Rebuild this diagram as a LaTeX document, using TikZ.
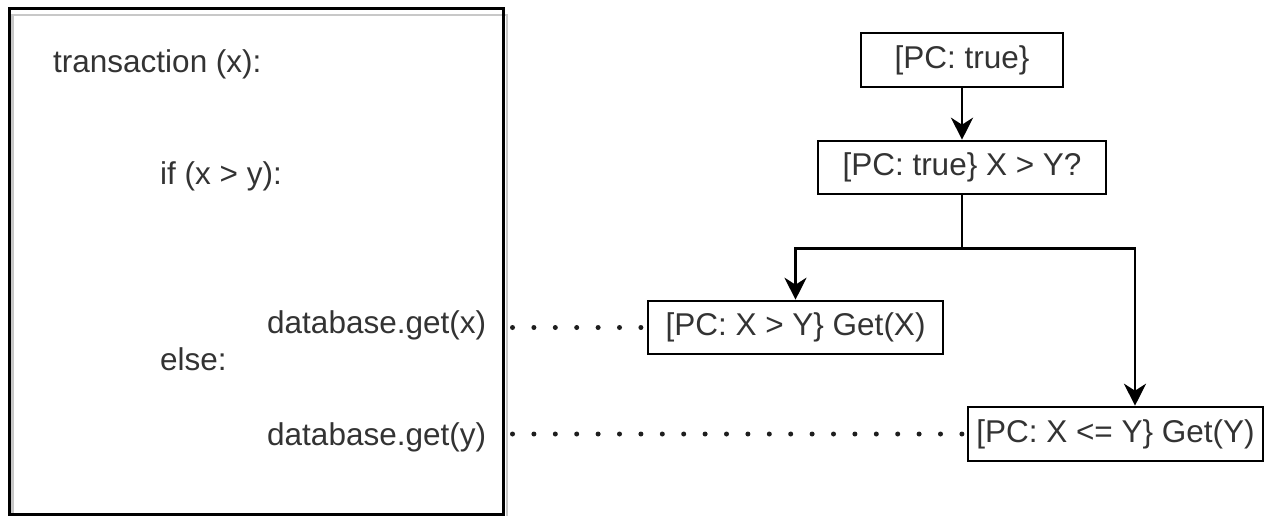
\documentclass[tikz,border=0pt]{standalone}
\usepackage{fontspec}
\setmainfont{Liberation Sans}
\usetikzlibrary{arrows.meta,calc}
\definecolor{txt}{HTML}{333333}
\definecolor{framegray}{HTML}{C8C8C8}
\definecolor{dotcol}{HTML}{1E1E1E}
\tikzset{
  pcbox/.style={draw=black, line width=2.6pt, fill=white, inner sep=0pt, text=txt,
    font=\fontsize{31.5}{36}\selectfont},
  code/.style={anchor=base west, inner sep=0pt, text=txt, font=\fontsize{31.5}{36}\selectfont},
  arr/.style={line width=2.8pt, -{Stealth[length=22pt,width=22pt,inset=7pt]}},
  dotline/.style={line width=5pt, line cap=round, dash pattern=on 0pt off 21.4pt, draw=dotcol}
}
\begin{document}
\begin{tikzpicture}[x=1pt,y=-1pt]
\useasboundingbox (0,0) rectangle (1266,515);
% left code box (shadow + frame)
\draw[draw=framegray, line width=2.5pt] (12.5,15) rectangle (507,520);
\node[draw=black, line width=3pt, minimum width=494pt, minimum height=506pt, inner sep=0pt, anchor=north west] (codebox) at (7.5,7) {};
% code text
\node[code] (t1) at (53,72) {transaction (x):};
\node[code] (t2) at (160,184) {if (x > y):};
\node[code] (dbx) at (267,333) {database.get(x)};
\node[code] (t4) at (160,370) {else:};
\node[code] (dby) at (267,445) {database.get(y)};
% tree nodes
\node[pcbox, minimum width=202pt, minimum height=54pt] (n1) at (962,60) {[PC: true\}};
\node[pcbox, minimum width=288pt, minimum height=53pt] (n2) at (962,167.5) {[PC: true\} X > Y?};
\node[pcbox, minimum width=295pt, minimum height=53pt] (n3) at (795.5,327.5) {[PC: X > Y\} Get(X)};
\node[pcbox, minimum width=295pt, minimum height=54pt] (n4) at (1115.5,434) {[PC: X <= Y\} Get(Y)};
% connectors
\draw[arr] (n1.south) -- (n2.north);
\coordinate (split) at ($(n2.south)+(0,53)$);
\coordinate (n4in) at ($(n4.north)+(19.5,0)$);
\draw[arr] (n2.south) -- (split) -| (n3.north);
\draw[arr] (split) -| (n4in);
% dotted links
\coordinate (dxs) at ($(codebox.east |- n3.west)+(8,0)$);
\coordinate (dys) at ($(codebox.east |- n4.west)+(8,0)$);
\draw[dotline] (dxs) -- (n3.west);
\draw[dotline] (dys) -- (n4.west);
\end{tikzpicture}
\end{document}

**Goal**
Write out every line above exactly as it is, leaving out the pictures.

**Final answer**
Rebuild this diagram as a LaTeX document, using TikZ.
\documentclass[tikz,border=0pt]{standalone}
\usepackage{fontspec}
\setmainfont{Liberation Sans}
\usetikzlibrary{arrows.meta,calc}
\definecolor{txt}{HTML}{333333}
\definecolor{framegray}{HTML}{C8C8C8}
\definecolor{dotcol}{HTML}{1E1E1E}
\tikzset{
  pcbox/.style={draw=black, line width=2.6pt, fill=white, inner sep=0pt, text=txt,
    font=\fontsize{31.5}{36}\selectfont},
  code/.style={anchor=base west, inner sep=0pt, text=txt, font=\fontsize{31.5}{36}\selectfont},
  arr/.style={line width=2.8pt, -{Stealth[length=22pt,width=22pt,inset=7pt]}},
  dotline/.style={line width=5pt, line cap=round, dash pattern=on 0pt off 21.4pt, draw=dotcol}
}
\begin{document}
\begin{tikzpicture}[x=1pt,y=-1pt]
\useasboundingbox (0,0) rectangle (1266,515);
% left code box (shadow + frame)
\draw[draw=framegray, line width=2.5pt] (12.5,15) rectangle (507,520);
\node[draw=black, line width=3pt, minimum width=494pt, minimum height=506pt, inner sep=0pt, anchor=north west] (codebox) at (7.5,7) {};
% code text
\node[code] (t1) at (53,72) {transaction (x):};
\node[code] (t2) at (160,184) {if (x > y):};
\node[code] (dbx) at (267,333) {database.get(x)};
\node[code] (t4) at (160,370) {else:};
\node[code] (dby) at (267,445) {database.get(y)};
% tree nodes
\node[pcbox, minimum width=202pt, minimum height=54pt] (n1) at (962,60) {[PC: true\}};
\node[pcbox, minimum width=288pt, minimum height=53pt] (n2) at (962,167.5) {[PC: true\} X > Y?};
\node[pcbox, minimum width=295pt, minimum height=53pt] (n3) at (795.5,327.5) {[PC: X > Y\} Get(X)};
\node[pcbox, minimum width=295pt, minimum height=54pt] (n4) at (1115.5,434) {[PC: X <= Y\} Get(Y)};
% connectors
\draw[arr] (n1.south) -- (n2.north);
\coordinate (split) at ($(n2.south)+(0,53)$);
\coordinate (n4in) at ($(n4.north)+(19.5,0)$);
\draw[arr] (n2.south) -- (split) -| (n3.north);
\draw[arr] (split) -| (n4in);
% dotted links
\coordinate (dxs) at ($(codebox.east |- n3.west)+(8,0)$);
\coordinate (dys) at ($(codebox.east |- n4.west)+(8,0)$);
\draw[dotline] (dxs) -- (n3.west);
\draw[dotline] (dys) -- (n4.west);
\end{tikzpicture}
\end{document}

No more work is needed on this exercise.